--- START Provided data ---

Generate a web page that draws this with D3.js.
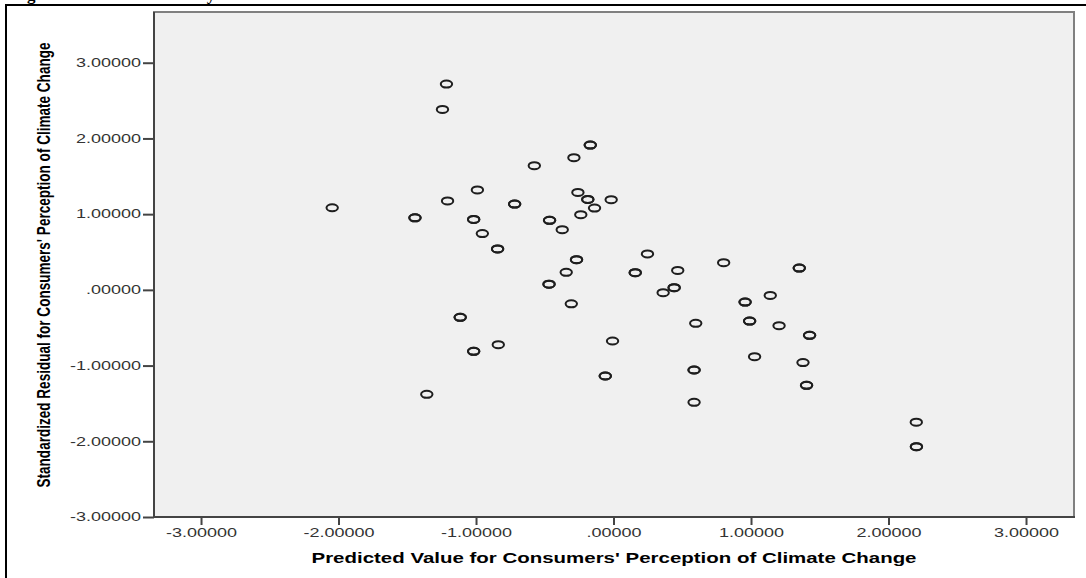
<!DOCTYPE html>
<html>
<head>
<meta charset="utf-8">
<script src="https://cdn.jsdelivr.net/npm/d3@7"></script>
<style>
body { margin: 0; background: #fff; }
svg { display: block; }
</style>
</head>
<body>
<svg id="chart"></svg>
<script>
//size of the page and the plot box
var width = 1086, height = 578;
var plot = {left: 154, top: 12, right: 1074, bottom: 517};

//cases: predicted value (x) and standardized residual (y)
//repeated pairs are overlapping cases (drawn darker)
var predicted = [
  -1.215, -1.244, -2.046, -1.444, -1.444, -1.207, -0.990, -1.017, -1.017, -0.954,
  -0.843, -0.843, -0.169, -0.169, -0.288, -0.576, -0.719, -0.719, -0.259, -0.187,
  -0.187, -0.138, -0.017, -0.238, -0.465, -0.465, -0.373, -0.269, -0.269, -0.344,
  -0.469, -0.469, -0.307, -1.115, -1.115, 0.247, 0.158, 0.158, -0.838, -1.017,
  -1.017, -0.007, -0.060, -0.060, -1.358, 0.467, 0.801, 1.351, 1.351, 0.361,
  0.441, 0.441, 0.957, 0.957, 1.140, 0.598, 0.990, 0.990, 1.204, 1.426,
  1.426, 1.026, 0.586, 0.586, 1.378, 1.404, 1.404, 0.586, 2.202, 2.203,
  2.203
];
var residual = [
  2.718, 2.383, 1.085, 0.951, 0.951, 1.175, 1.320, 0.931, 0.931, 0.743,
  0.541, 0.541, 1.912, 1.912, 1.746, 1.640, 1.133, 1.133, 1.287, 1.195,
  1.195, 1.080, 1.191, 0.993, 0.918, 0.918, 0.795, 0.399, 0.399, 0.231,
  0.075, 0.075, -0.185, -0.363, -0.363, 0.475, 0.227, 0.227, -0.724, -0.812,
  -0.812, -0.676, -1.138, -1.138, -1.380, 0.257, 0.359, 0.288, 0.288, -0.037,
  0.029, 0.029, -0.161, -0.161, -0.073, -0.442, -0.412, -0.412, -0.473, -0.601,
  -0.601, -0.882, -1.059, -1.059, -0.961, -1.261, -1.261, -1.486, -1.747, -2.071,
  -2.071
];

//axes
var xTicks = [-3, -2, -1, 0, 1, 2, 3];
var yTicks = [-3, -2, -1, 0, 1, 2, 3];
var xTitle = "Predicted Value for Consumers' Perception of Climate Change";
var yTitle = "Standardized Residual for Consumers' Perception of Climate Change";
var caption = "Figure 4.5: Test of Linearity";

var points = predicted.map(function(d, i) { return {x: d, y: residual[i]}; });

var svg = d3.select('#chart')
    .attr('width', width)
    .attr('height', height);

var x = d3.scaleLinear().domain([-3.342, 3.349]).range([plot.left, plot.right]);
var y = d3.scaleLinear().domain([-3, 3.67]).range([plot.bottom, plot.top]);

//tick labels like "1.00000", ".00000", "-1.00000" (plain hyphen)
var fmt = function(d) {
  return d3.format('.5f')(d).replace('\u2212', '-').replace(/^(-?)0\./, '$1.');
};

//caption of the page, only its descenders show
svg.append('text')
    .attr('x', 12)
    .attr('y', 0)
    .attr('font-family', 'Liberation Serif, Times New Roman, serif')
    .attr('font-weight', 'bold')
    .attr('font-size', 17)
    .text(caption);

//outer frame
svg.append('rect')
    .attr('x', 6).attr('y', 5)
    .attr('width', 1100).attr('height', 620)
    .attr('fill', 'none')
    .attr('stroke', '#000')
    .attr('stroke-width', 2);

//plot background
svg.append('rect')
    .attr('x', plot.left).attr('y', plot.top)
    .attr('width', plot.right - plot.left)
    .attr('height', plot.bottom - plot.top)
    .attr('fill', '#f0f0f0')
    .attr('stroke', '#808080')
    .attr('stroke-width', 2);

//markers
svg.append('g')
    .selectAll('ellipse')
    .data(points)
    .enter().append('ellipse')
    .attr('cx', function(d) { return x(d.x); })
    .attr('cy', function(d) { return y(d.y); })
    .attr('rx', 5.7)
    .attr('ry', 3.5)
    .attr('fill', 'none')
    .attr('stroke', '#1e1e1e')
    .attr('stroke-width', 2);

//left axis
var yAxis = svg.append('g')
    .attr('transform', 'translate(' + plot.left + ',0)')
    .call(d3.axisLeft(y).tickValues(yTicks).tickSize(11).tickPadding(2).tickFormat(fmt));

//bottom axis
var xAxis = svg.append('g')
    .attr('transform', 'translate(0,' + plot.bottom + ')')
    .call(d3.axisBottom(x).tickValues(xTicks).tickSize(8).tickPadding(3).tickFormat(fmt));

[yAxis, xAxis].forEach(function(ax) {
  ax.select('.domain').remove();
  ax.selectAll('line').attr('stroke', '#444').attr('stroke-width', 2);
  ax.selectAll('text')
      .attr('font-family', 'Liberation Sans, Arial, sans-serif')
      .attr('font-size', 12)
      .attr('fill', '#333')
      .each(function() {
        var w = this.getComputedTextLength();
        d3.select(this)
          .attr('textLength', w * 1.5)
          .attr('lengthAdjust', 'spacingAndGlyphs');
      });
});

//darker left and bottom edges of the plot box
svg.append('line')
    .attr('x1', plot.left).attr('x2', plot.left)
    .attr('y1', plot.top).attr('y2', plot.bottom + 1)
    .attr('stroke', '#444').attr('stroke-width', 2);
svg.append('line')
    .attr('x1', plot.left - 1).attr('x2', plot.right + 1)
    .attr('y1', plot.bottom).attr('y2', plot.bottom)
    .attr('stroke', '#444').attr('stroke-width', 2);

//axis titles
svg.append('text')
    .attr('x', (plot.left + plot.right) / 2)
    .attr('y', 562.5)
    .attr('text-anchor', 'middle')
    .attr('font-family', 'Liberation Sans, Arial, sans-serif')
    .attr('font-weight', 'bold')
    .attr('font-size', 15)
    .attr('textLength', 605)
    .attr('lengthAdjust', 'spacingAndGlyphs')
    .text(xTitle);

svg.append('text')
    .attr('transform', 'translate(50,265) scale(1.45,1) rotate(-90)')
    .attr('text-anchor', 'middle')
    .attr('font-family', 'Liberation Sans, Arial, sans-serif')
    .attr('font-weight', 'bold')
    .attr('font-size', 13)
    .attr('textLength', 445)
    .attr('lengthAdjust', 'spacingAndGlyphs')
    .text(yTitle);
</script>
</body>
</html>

--- END Provided data ---

Where a line in the material contains "this", copy that line.

Generate a web page that draws this with D3.js.
        var w = this.getComputedTextLength();
        d3.select(this)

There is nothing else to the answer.